6.[10] Alexandre, après avoir ainsi tout réglé à Jérusalem, marcha contre les villes voisines. Tous ceux chez qui il arrivait l'accueillirent avec des démonstrations d'amitié. Les Samaritains, dont la capitale était alors Sichem, située près du mont Garizim et habitée par les dissidents du peuple juif, voyant qu'Alexandre avait si magnifiquement traité les Juifs, décidèrent de se faire passer eux mêmes pour Juifs. Les Samaritains ont, en effet, le caractère que j'ai déjà décrit plus haut : quand ils voient les Juifs dans le malheur, ils nient être de la même race qu'eux, avouant alors la vérité ; mais quand ils voient que les mêmes Juifs sont favorisés de la fortune, ils se targuent immédiatement d'une parenté avec eux et prétendent être leurs proches, faisant remonter leur origine aux fils de Joseph, Ephraïm et Manassès. En pompe, avec de grandes démonstrations de dévouement pour le roi, ils allèrent donc à sa rencontre presque jusqu'aux portes de Jérusalem. Le roi les ayant loués, les habitants de Sichem s'avancèrent jusqu'à lui, accompagnés des soldats que Sanaballétès lui avait envoyés, et le prièrent d'honorer de sa visite leur ville et leur temple. Alexandre leur promit de le faire à son retour ; mais comme ils le priaient de leur remettre également l'impôt de la septième année, disant qu'eux non plus n'ensemençaient pas alors leurs champs, il demanda en quelle qualité ils lui adressaient cette requête.

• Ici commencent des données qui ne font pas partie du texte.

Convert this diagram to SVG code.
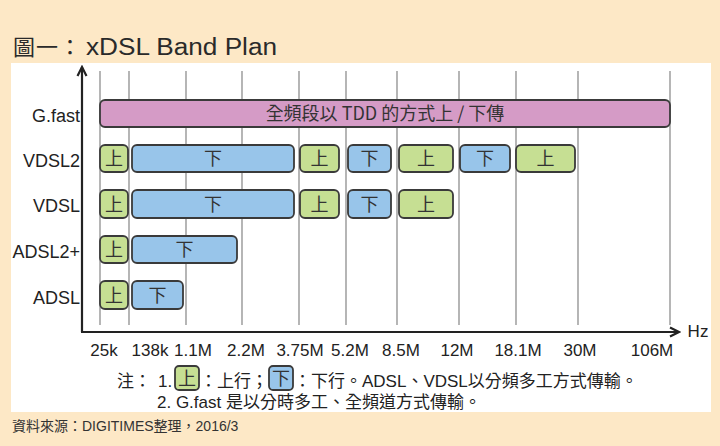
<svg xmlns="http://www.w3.org/2000/svg" width="720" height="446" viewBox="0 0 720 446">
<defs>
<style>
.bg{fill:#fde8c6}
.panel{fill:#ffffff}
.grid{stroke:#8e8e8e;stroke-width:1.3}
.axis{stroke:#222;stroke-width:2.2;fill:none}
.up{fill:#c6df93;stroke:#3a3a3a;stroke-width:1.8}
.down{fill:#98c5ea;stroke:#3a3a3a;stroke-width:1.8}
.gf{fill:#d59bc6;stroke:#3a3a3a;stroke-width:1.8}
.bt{font-family:"Noto Sans CJK TC","Noto Sans CJK SC",sans-serif;font-size:18px;fill:#333;text-anchor:middle}
.lbl{font-family:"Liberation Sans",Arial,sans-serif;font-size:18px;fill:#222;text-anchor:end}
.tick{font-family:"Liberation Sans",Arial,sans-serif;font-size:17px;fill:#222;text-anchor:middle}
.note{font-family:"Liberation Sans","Noto Sans CJK TC",sans-serif;font-size:17px;fill:#222}
.foot{font-family:"Liberation Sans","Noto Sans CJK TC",sans-serif;font-size:14px;fill:#333}
.title{font-family:"Liberation Sans","Noto Sans CJK TC",sans-serif;font-size:23px;fill:#2a2a2a}
</style>
<marker id="arr" viewBox="0 0 12 12" refX="10" refY="6" markerWidth="12" markerHeight="12" markerUnits="userSpaceOnUse" orient="auto">
<path d="M1,1.5 L10,6 L1,10.5" fill="none" stroke="#222" stroke-width="2.2" stroke-linejoin="miter"/>
</marker>
</defs>
<rect class="bg" x="0" y="0" width="720" height="446"/>
<rect class="panel" x="11" y="63" width="700" height="349"/>
<text class="title" x="13" y="55"><tspan font-size="22" letter-spacing="1">圖一：</tspan><tspan x="86" textLength="191" lengthAdjust="spacingAndGlyphs">xDSL Band Plan</tspan></text>

<g id="connectors">
<g id="grid">
<line class="grid" x1="100" y1="71" x2="100" y2="325"/>
<line class="grid" x1="129" y1="71" x2="129" y2="325"/>
<line class="grid" x1="186" y1="71" x2="186" y2="325"/>
<line class="grid" x1="242" y1="71" x2="242" y2="325"/>
<line class="grid" x1="299" y1="71" x2="299" y2="325"/>
<line class="grid" x1="346" y1="71" x2="346" y2="325"/>
<line class="grid" x1="397" y1="71" x2="397" y2="325"/>
<line class="grid" x1="459" y1="71" x2="459" y2="325"/>
<line class="grid" x1="516" y1="71" x2="516" y2="325"/>
<line class="grid" x1="578" y1="71" x2="578" y2="325"/>
<line class="grid" x1="670" y1="71" x2="670" y2="325"/>
</g>
<path id="y-axis" class="axis" d="M82,332 L82,67" marker-end="url(#arr)"/>
<path id="x-axis" class="axis" d="M81,332 L679,332" marker-end="url(#arr)"/>
</g>

<g id="row-labels">
<text class="lbl" x="80" y="122">G.fast</text>
<text class="lbl" x="80" y="167">VDSL2</text>
<text class="lbl" x="80" y="212">VDSL</text>
<text class="lbl" x="80" y="258">ADSL2+</text>
<text class="lbl" x="80" y="304">ADSL</text>
</g>

<g id="gfast-band">
<rect class="gf" x="100" y="100" width="570" height="27" rx="5"/>
<text class="bt" x="385" y="120">全頻段以 TDD 的方式上 / 下傳</text>
</g>

<g id="vdsl2">
<g id="vdsl2-u1"><rect class="up" x="100" y="145" width="28" height="27" rx="5"/><text class="bt" x="114" y="165">上</text></g>
<g id="vdsl2-d1"><rect class="down" x="132" y="145" width="162" height="27" rx="5"/><text class="bt" x="213" y="165">下</text></g>
<g id="vdsl2-u2"><rect class="up" x="300" y="145" width="39" height="27" rx="5"/><text class="bt" x="319.5" y="165">上</text></g>
<g id="vdsl2-d2"><rect class="down" x="348" y="145" width="43" height="27" rx="5"/><text class="bt" x="369.5" y="165">下</text></g>
<g id="vdsl2-u3"><rect class="up" x="399" y="145" width="54" height="27" rx="5"/><text class="bt" x="426" y="165">上</text></g>
<g id="vdsl2-d3"><rect class="down" x="460" y="145" width="50" height="27" rx="5"/><text class="bt" x="485" y="165">下</text></g>
<g id="vdsl2-u4"><rect class="up" x="516" y="145" width="59" height="27" rx="5"/><text class="bt" x="545.5" y="165">上</text></g>
</g>

<g id="vdsl">
<g id="vdsl-u1"><rect class="up" x="100" y="190" width="28" height="28" rx="5"/><text class="bt" x="114" y="210.5">上</text></g>
<g id="vdsl-d1"><rect class="down" x="132" y="190" width="162" height="28" rx="5"/><text class="bt" x="213" y="210.5">下</text></g>
<g id="vdsl-u2"><rect class="up" x="300" y="190" width="39" height="28" rx="5"/><text class="bt" x="319.5" y="210.5">上</text></g>
<g id="vdsl-d2"><rect class="down" x="348" y="190" width="43" height="28" rx="5"/><text class="bt" x="369.5" y="210.5">下</text></g>
<g id="vdsl-u3"><rect class="up" x="399" y="190" width="54" height="28" rx="5"/><text class="bt" x="426" y="210.5">上</text></g>
</g>

<g id="adsl2plus">
<g id="adsl2plus-u1"><rect class="up" x="100" y="236" width="28" height="27" rx="5"/><text class="bt" x="114" y="256">上</text></g>
<g id="adsl2plus-d1"><rect class="down" x="132" y="236" width="105" height="27" rx="5"/><text class="bt" x="184.5" y="256">下</text></g>
</g>

<g id="adsl">
<g id="adsl-u1"><rect class="up" x="100" y="281" width="28" height="28" rx="5"/><text class="bt" x="114" y="301.5">上</text></g>
<g id="adsl-d1"><rect class="down" x="132" y="281" width="51" height="28" rx="5"/><text class="bt" x="157.5" y="301.5">下</text></g>
</g>

<g id="tick-labels">
<text class="tick" x="104" y="356">25k</text>
<text class="tick" x="150" y="356">138k</text>
<text class="tick" x="193" y="356">1.1M</text>
<text class="tick" x="246" y="356">2.2M</text>
<text class="tick" x="300" y="356">3.75M</text>
<text class="tick" x="350" y="356">5.2M</text>
<text class="tick" x="401" y="356">8.5M</text>
<text class="tick" x="457" y="356">12M</text>
<text class="tick" x="518" y="356">18.1M</text>
<text class="tick" x="580" y="356">30M</text>
<text class="tick" x="652" y="356">106M</text>
<text class="tick" x="698" y="337">Hz</text>
</g>

<g id="notes">
<text class="note" x="117" y="387">注：</text>
<text class="note" x="158" y="387">1.</text>
<g id="legend-up"><rect class="up" x="175" y="366" width="24" height="24" rx="4"/><text class="bt" x="187" y="384.5" font-size="17">上</text></g>
<text class="note" x="200" y="387">：上行；</text>
<g id="legend-down"><rect class="down" x="269" y="366" width="24" height="24" rx="4"/><text class="bt" x="281" y="384.5" font-size="17">下</text></g>
<text class="note" x="294" y="387">：下行。ADSL、VDSL以分頻多工方式傳輸。</text>
<text class="note" x="157" y="408">2. G.fast 是以分時多工、全頻道方式傳輸。</text>
</g>

<text class="foot" x="12" y="431">資料來源：DIGITIMES整理，2016/3</text>
</svg>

Sur leur réponse qu'ils étaient Hébreux, mais que les habitants de Sichem portaient le nom de Sidoniens[11], il leur demanda ensuite s'ils étaient Juifs. Ils dirent qu'ils ne l'étaient pas. « Je n'ai, dit alors Alexandre, accordé cette grâce qu'aux seuls Juifs. Cependant, à mon retour, quand vous m'aurez plus exactement renseigné sur votre compte, je ferai ce qui me paraîtra bon ». C'est ainsi qu'il congédia les habitants de Sichem. Quant aux soldats de Sanaballétès, il leur ordonna de le suivre en Égypte où il leur donnerait des terres : ce qu'il fit peu après dans la Thébaïde, en leur confiant la garde du pays[12].

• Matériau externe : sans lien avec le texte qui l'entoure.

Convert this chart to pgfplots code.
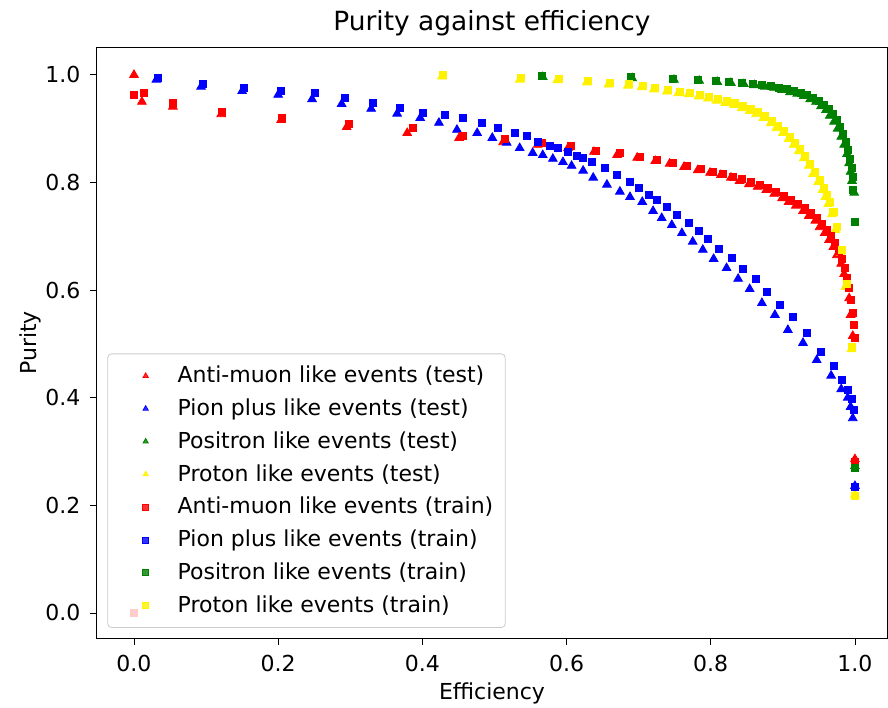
\documentclass[border=0pt]{standalone}
\usepackage{fontspec}
\setmainfont{DejaVu Sans}
\usepackage{pgfplots}
\pgfplotsset{compat=1.18}
\definecolor{mplgreen}{rgb}{0,0.5,0}
\begin{document}
\fontsize{11}{13}\selectfont
\begin{tikzpicture}
\begin{axis}[
  name=ax,
  scale only axis,
  width=395pt, height=295pt,
  xmin=-0.0513, xmax=1.0445, ymin=-0.0465, ymax=1.050,
  xtick={0,0.2,0.4,0.6,0.8,1.0},
  ytick={0,0.2,0.4,0.6,0.8,1.0},
  /pgf/number format/fixed,
  /pgf/number format/fixed zerofill,
  /pgf/number format/precision=1,
  /pgf/number format/assume math mode=true,
  tick align=outside, tick pos=left,
  major tick length=3.5pt,
  tick style={black, line width=0.4pt},
  tick label style={font=\fontsize{11}{13}\selectfont},
  xticklabel style={yshift=-1pt},
  yticklabel style={xshift=-1pt},
  axis line style={line width=0.5pt},
  title={Purity against efficiency},
  title style={font=\fontsize{13.2}{15}\selectfont, yshift=-4pt},
  xlabel={Efficiency}, ylabel={Purity},
  label style={font=\fontsize{11}{13}\selectfont},
  xlabel style={yshift=2pt},
  ylabel style={yshift=-5.5pt},
  legend style={at={(0.013,0.017)}, anchor=south west, draw=black!20, rounded corners=2pt,
    fill=white, fill opacity=0.8, text opacity=1, draw opacity=1,
    font=\fontsize{11}{13}\selectfont, row sep=2.4pt, inner xsep=4pt, inner ysep=4pt},
  legend cell align=left,
  legend image code/.code={\path[draw=none, fill=none] (0pt,0pt) -- (29pt,0pt); \draw[#1, draw=none, mark size=1.5pt] plot coordinates {(15pt,0pt)};},
]
% ---------------- test (triangles) ----------------
\addplot[only marks, mark=triangle*, mark size=2.5pt, color=red, mark options={draw=red, fill=red}] coordinates {
(0,1.0) (0.011,0.950) (0.054,0.941) (0.121,0.927) (0.204,0.916) (0.295,0.903) (0.379,0.892)
(0.451,0.883) (0.512,0.875) (0.560,0.870) (0.602,0.864) (0.638,0.857) (0.670,0.851) (0.698,0.846)
(0.723,0.840) (0.743,0.835) (0.763,0.829) (0.782,0.823) (0.799,0.818) (0.814,0.814) (0.828,0.809)
(0.840,0.803) (0.853,0.797) (0.865,0.792) (0.877,0.786) (0.888,0.779) (0.899,0.771) (0.908,0.764)
(0.918,0.757) (0.928,0.747) (0.936,0.738) (0.945,0.729) (0.951,0.717) (0.958,0.706) (0.964,0.693)
(0.970,0.680) (0.975,0.665) (0.981,0.649) (0.985,0.630) (0.989,0.610) (0.992,0.585) (0.994,0.554)
(0.997,0.515) (1.0,0.286)
};
\addlegendentry{Anti-muon like events (test)}
\addplot[only marks, mark=triangle*, mark size=2.5pt, color=blue, mark options={draw=blue, fill=blue}] coordinates {
(0.031,0.991) (0.093,0.978) (0.150,0.970) (0.200,0.963) (0.247,0.955) (0.288,0.946) (0.329,0.937)
(0.365,0.928) (0.397,0.920) (0.423,0.911) (0.448,0.898) (0.476,0.892) (0.497,0.883) (0.517,0.874)
(0.535,0.864) (0.553,0.855) (0.567,0.851) (0.581,0.844) (0.595,0.838) (0.607,0.831) (0.623,0.822)
(0.637,0.809) (0.656,0.796) (0.674,0.783) (0.688,0.773) (0.705,0.764) (0.720,0.747) (0.732,0.734)
(0.746,0.721) (0.760,0.706) (0.775,0.690) (0.789,0.675) (0.804,0.658) (0.822,0.641) (0.838,0.621)
(0.854,0.602) (0.871,0.576) (0.889,0.554) (0.907,0.526) (0.928,0.502) (0.947,0.470) (0.967,0.441)
(0.981,0.416) (0.990,0.400) (0.994,0.383) (0.997,0.362) (1.0,0.236)
};
\addlegendentry{Pion plus like events (test)}
\addplot[only marks, mark=triangle*, mark size=2.5pt, color=mplgreen, mark options={draw=mplgreen, fill=mplgreen}] coordinates {
(0.567,0.996) (0.691,0.994) (0.749,0.991) (0.784,0.989) (0.809,0.987) (0.828,0.985) (0.846,0.983)
(0.861,0.981) (0.875,0.978) (0.888,0.976) (0.899,0.972) (0.910,0.968) (0.920,0.965) (0.929,0.961)
(0.938,0.955) (0.946,0.950) (0.953,0.942) (0.960,0.935) (0.965,0.924) (0.971,0.913) (0.976,0.900)
(0.981,0.885) (0.985,0.870) (0.989,0.853) (0.992,0.836) (0.994,0.820) (0.996,0.803) (0.999,0.781)
(1.0,0.273)
};
\addlegendentry{Positron like events (test)}
\addplot[only marks, mark=triangle*, mark size=2.5pt, color=yellow, mark options={draw=yellow, fill=yellow}] coordinates {
(0.427,0.997) (0.535,0.991) (0.587,0.990) (0.628,0.986) (0.658,0.982) (0.685,0.980) (0.704,0.977)
(0.721,0.973) (0.739,0.969) (0.755,0.966) (0.769,0.964) (0.783,0.960) (0.796,0.956) (0.808,0.952)
(0.820,0.948) (0.832,0.944) (0.843,0.938) (0.854,0.933) (0.863,0.927) (0.873,0.920) (0.883,0.910)
(0.891,0.901) (0.900,0.892) (0.908,0.881) (0.915,0.870) (0.922,0.858) (0.929,0.845) (0.936,0.831)
(0.942,0.816) (0.949,0.801) (0.955,0.786) (0.959,0.773) (0.963,0.760) (0.968,0.741) (0.973,0.712)
(0.980,0.670) (0.987,0.606) (0.995,0.490) (1.0,0.220)
};
\addlegendentry{Proton like events (test)}
% ---------------- train (squares) ----------------
\addplot[only marks, mark=square*, mark size=1.8pt, color=red, mark options={draw=red, fill=red}] coordinates {
(0,0.963) (0.0139,0.967) (0.0541,0.948) (0.122,0.931) (0.205,0.920) (0.298,0.909) (0.387,0.901)
(0.456,0.887) (0.515,0.881) (0.565,0.874) (0.606,0.868) (0.641,0.859) (0.674,0.855) (0.702,0.848)
(0.725,0.842) (0.748,0.836) (0.767,0.831) (0.786,0.825) (0.803,0.819) (0.817,0.816) (0.831,0.810)
(0.843,0.807) (0.856,0.801) (0.868,0.796) (0.879,0.790) (0.890,0.783) (0.902,0.775) (0.911,0.768)
(0.921,0.760) (0.931,0.753) (0.939,0.743) (0.947,0.734) (0.954,0.723) (0.961,0.712) (0.967,0.701)
(0.972,0.688) (0.978,0.673) (0.982,0.658) (0.986,0.641) (0.989,0.623) (0.992,0.604) (0.994,0.582)
(0.997,0.558) (0.999,0.535) (1.0,0.511) (1.0,0.281) (0,0)
};
\addlegendentry{Anti-muon like events (train)}
\addplot[only marks, mark=square*, mark size=1.8pt, color=blue, mark options={draw=blue, fill=blue}] coordinates {
(0.033,0.994) (0.096,0.983) (0.153,0.976) (0.204,0.970) (0.251,0.967) (0.293,0.957) (0.331,0.948)
(0.369,0.939) (0.401,0.929) (0.431,0.926) (0.456,0.920) (0.483,0.911) (0.505,0.901) (0.528,0.892)
(0.545,0.887) (0.560,0.875) (0.577,0.868) (0.588,0.864) (0.602,0.857) (0.614,0.849) (0.623,0.846)
(0.635,0.838) (0.653,0.827) (0.670,0.814) (0.688,0.801) (0.700,0.790) (0.714,0.777) (0.725,0.768)
(0.739,0.755) (0.753,0.740) (0.770,0.725) (0.784,0.710) (0.796,0.695) (0.811,0.677) (0.829,0.660)
(0.845,0.639) (0.863,0.621) (0.878,0.597) (0.896,0.572) (0.914,0.550) (0.933,0.520) (0.953,0.485)
(0.971,0.459) (0.982,0.433) (0.990,0.414) (0.996,0.398) (0.999,0.377) (1.0,0.234)
};
\addlegendentry{Pion plus like events (train)}
\addplot[only marks, mark=square*, mark size=1.8pt, color=mplgreen, mark options={draw=mplgreen, fill=mplgreen}] coordinates {
(0.566,0.998) (0.689,0.996) (0.748,0.993) (0.782,0.991) (0.807,0.989) (0.825,0.987) (0.843,0.985)
(0.859,0.983) (0.871,0.981) (0.883,0.980) (0.895,0.976) (0.906,0.974) (0.915,0.970) (0.925,0.967)
(0.933,0.963) (0.942,0.957) (0.950,0.952) (0.957,0.944) (0.964,0.937) (0.969,0.928) (0.975,0.916)
(0.979,0.903) (0.983,0.890) (0.988,0.875) (0.990,0.861) (0.993,0.844) (0.996,0.827) (0.997,0.810)
(0.997,0.786) (1.0,0.727) (1.0,0.270)
};
\addlegendentry{Positron like events (train)}
\addplot[only marks, mark=square*, mark size=1.8pt, color=yellow, mark options={draw=yellow, fill=yellow}] coordinates {
(0.429,1.0) (0.537,0.994) (0.589,0.993) (0.630,0.989) (0.660,0.985) (0.687,0.983) (0.706,0.980)
(0.723,0.976) (0.741,0.972) (0.757,0.969) (0.771,0.967) (0.785,0.963) (0.798,0.959) (0.810,0.955)
(0.822,0.952) (0.834,0.948) (0.845,0.942) (0.856,0.937) (0.865,0.931) (0.875,0.924) (0.885,0.914)
(0.893,0.905) (0.902,0.896) (0.910,0.885) (0.917,0.874) (0.924,0.862) (0.931,0.849) (0.938,0.835)
(0.944,0.820) (0.951,0.805) (0.957,0.790) (0.961,0.777) (0.965,0.764) (0.970,0.745) (0.975,0.717)
(0.982,0.675) (0.989,0.612) (0.996,0.494) (1.0,0.217)
};
\addlegendentry{Proton like events (train)}
\end{axis}
\pgfresetboundingbox
\path ([shift={(-48.5pt,-34.5pt)}]ax.south west) rectangle ([shift={(0.5pt,24pt)}]ax.north east);
\end{tikzpicture}
\end{document}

[10] Cette section, comme l'a remarqué Büchler, ne paraît pas, sauf la fin C'est ainsi qu'il congédia…, provenir du même document que le récit sur Sanballat ; elle suppose une situation différente, et témoigne d'un sentiment hostile aux Samaritains.

[11] Cf. Ant. XII, 5,5.

[12] Ce renseignement paraît authentique, au moins en ce qui concerne l'existence de colonies militaires Samaritaines dans le Haute Égypte, analogues à celles des Juifs dans le Delta (un village Samareia existait au Fayoum). Mais leur établissement ne date sûrement que du temps des Ptolémées ; cf. d'ailleurs livre XII, i, 1.

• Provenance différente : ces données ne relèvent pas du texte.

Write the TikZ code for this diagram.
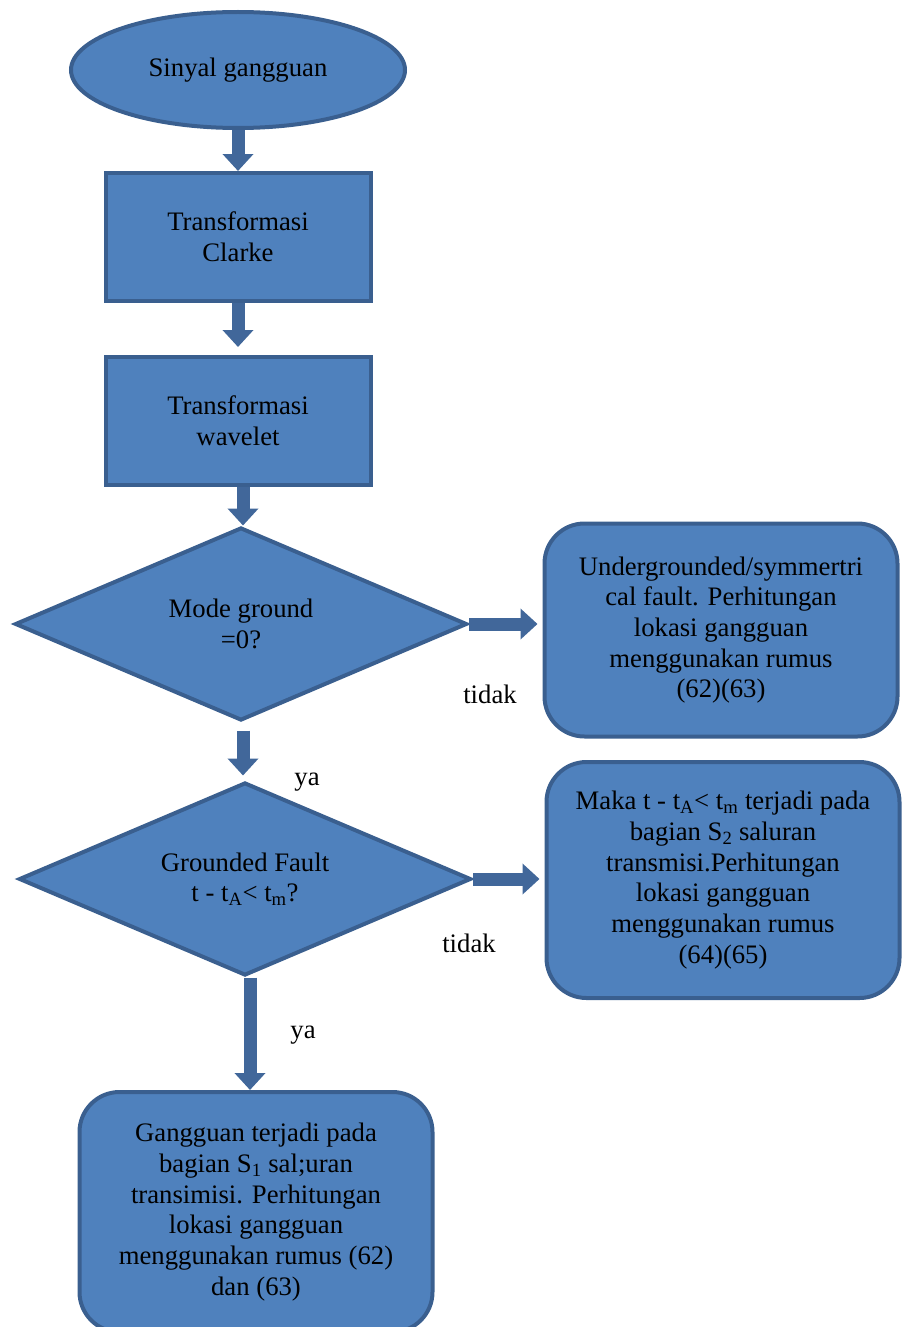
\documentclass[tikz,border=0pt]{standalone}
\usepackage{fontspec}
\setmainfont{Liberation Serif}
\usetikzlibrary{shapes.geometric,arrows.meta}
\definecolor{boxfill}{HTML}{4F81BD}
\definecolor{boxline}{HTML}{3A5F8F}
\definecolor{arrowcol}{HTML}{41679A}
\begin{document}
\begin{tikzpicture}[x=1pt,y=-1pt,
		font=\fontsize{26.7}{30.7}\selectfont,
		shapebase/.style={draw=boxline,line width=4pt,fill=boxfill,inner sep=0pt,align=center},
		terminal/.style={shapebase,ellipse,minimum width=334pt,minimum height=116pt},
		process/.style={shapebase,rectangle,minimum width=265pt,minimum height=128pt},
		decision/.style={shapebase,diamond,aspect=2.3,minimum width=452pt,minimum height=193pt},
		result/.style={shapebase,rectangle,rounded corners=40pt,minimum width=353pt},
		flowarrow/.style={draw=arrowcol,line width=13pt,-{Triangle[width=30pt,length=17pt]}},
		answer/.style={inner sep=0pt}]
		\useasboundingbox (0,0) rectangle (907,1327);
		\node[terminal] (sig) at (238,70) {Sinyal gangguan};
		\node[process] (clarke) at (238,237) {Transformasi\\Clarke};
		\node[process] (wav) at (238,421) {Transformasi\\wavelet};
		\node[decision] (mode) at (241,624) {Mode ground\\=0?};
		\node[decision] (gf) at (245,879) {Grounded Fault\\t - t\textsubscript{A}< t\textsubscript{m}?};
		\node[result,minimum height=213pt] (sym) at (721,630) {Undergrounded/symmertri\\cal fault. Perhitungan\\lokasi gangguan\\menggunakan rumus\\(62)(63)};
		\node[result,minimum height=236pt] (s2) at (723,880) {Maka t - t\textsubscript{A}< t\textsubscript{m} terjadi pada\\bagian S\textsubscript{2} saluran\\transmisi.Perhitungan\\lokasi gangguan\\menggunakan rumus\\(64)(65)};
		\node[result,minimum height=240pt] (s1) at (256,1212) {Gangguan terjadi pada\\bagian S\textsubscript{1} sal;uran\\transimisi. Perhitungan\\lokasi gangguan\\menggunakan rumus (62)\\dan (63)};
		\draw[flowarrow] (sig) -- (clarke);
		\draw[flowarrow,shorten >=8pt] (clarke) -- (wav);
		\draw[flowarrow] ([xshift=5pt]wav.south) -- ([xshift=5pt]wav.south |- mode.north);
		\draw[flowarrow,shorten <=8pt,shorten >=5pt] ([xshift=2pt]mode.south) -- ([xshift=2pt]mode.south |- gf.north);
		\draw[flowarrow] ([xshift=5pt]gf.south) -- ([xshift=5pt]gf.south |- s1.north);
		\draw[flowarrow,shorten >=5pt] (mode.east) -- (mode.east -| sym.west);
		\draw[flowarrow,shorten >=5pt] (gf.east) -- (gf.east -| s2.west);
		\node[answer] (no1) at (490,694) {tidak};
		\node[answer] (yes1) at (307,782) {ya};
		\node[answer] (no2) at (469,943) {tidak};
		\node[answer] (yes2) at (303,1035) {ya};
	\end{tikzpicture}
\end{document}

7. Après la mort d'Alexandre, son empire fut partagé entre ses successeurs ; le temple du mont Garizim subsista. Et chaque fois qu'à Jérusalem quelqu'un était accusé d'avoir mangé des aliments impurs, ou de n'avoir pas observé le sabbat, ou de quelque méfait semblable, il s'enfuyait chez les habitants de Sichem, en prétendant qu'il avait été chassé injustement. A cette époque le grand-prêtre Jaddous était déjà mort et son fils Onias investi de la grande prêtrise.

Tels furent pendant cette période les événements concernant les habitants de Jérusalem.